Put everything in a large pot or container and stick it in the fridge for the next 4 days. I want to try out 5 days but it was spur of the moment for a weekend smoke so that is all the time I had. I would assume if you did 5 days it may be even more flavorful.

When you get ready to smoke pull the turkey out and wash it off real good inside and out and let it set out on the counter to dry it off a bit.

In the mean time fire up the smoker to 180 degree's full water pan and a pan full of chips. I used Hickory the first time and have another one in the smoker right now with apple chips. I will post back and let everyone know which one was better later.

After I would say 2-2.5 hours I turned the temp on the smoker up to 225 and finished out the turkey that way till it reached 160 in the breast and thigh.

I did keep smoke on till the turkey reached about 140 then just let it do it's thing.

I also put foil on the wing's and legs half way through the smoke so they didn't turn out dry and over done.

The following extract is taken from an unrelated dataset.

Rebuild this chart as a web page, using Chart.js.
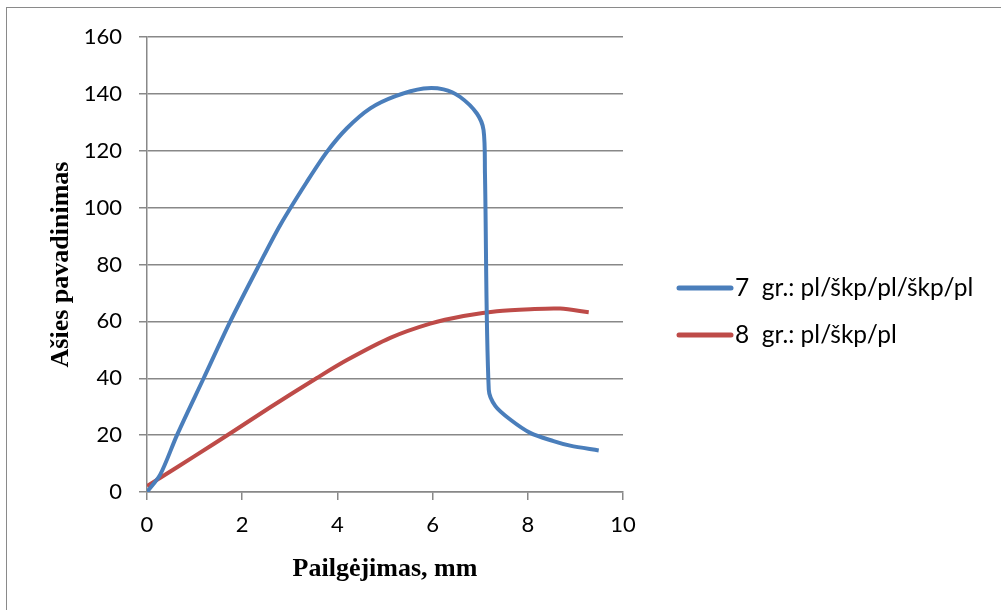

So total time in the smoker was around 7 hours. I have found that even if a piece of meat is tender that low and slow has always resulted in an even tender and juicier result then smoking at 300 degree's.


So let me know if you try this out and what you think, I will try and post some picture's of the turkey tonight after I pull it out of the smoker.


----------



## cajun_1 (Nov 18, 2007)

Welcome to the SMF  ....   Your idea of Thankgiving Turkey is one I personally have never heard of, but sounds good.  Please keep us informed.   Pics are always welcome.


----------



## Joebast84 (Jan 7, 2021)

mysticalman said:


> Okay to prepare for this up and coming Thanksgiving I started to Experiment with making a true cured smoked Turkey. I did not find anyone who did this so it is a first time for me.
> 
> According to my whole family this was by far the best smoked Turkey they have ever had. This method of smoking a Turkey was even better then the smoked Turkey we used to get from the Hutterite Colonies.
> 
> ...


How much water did you use for the brine


----------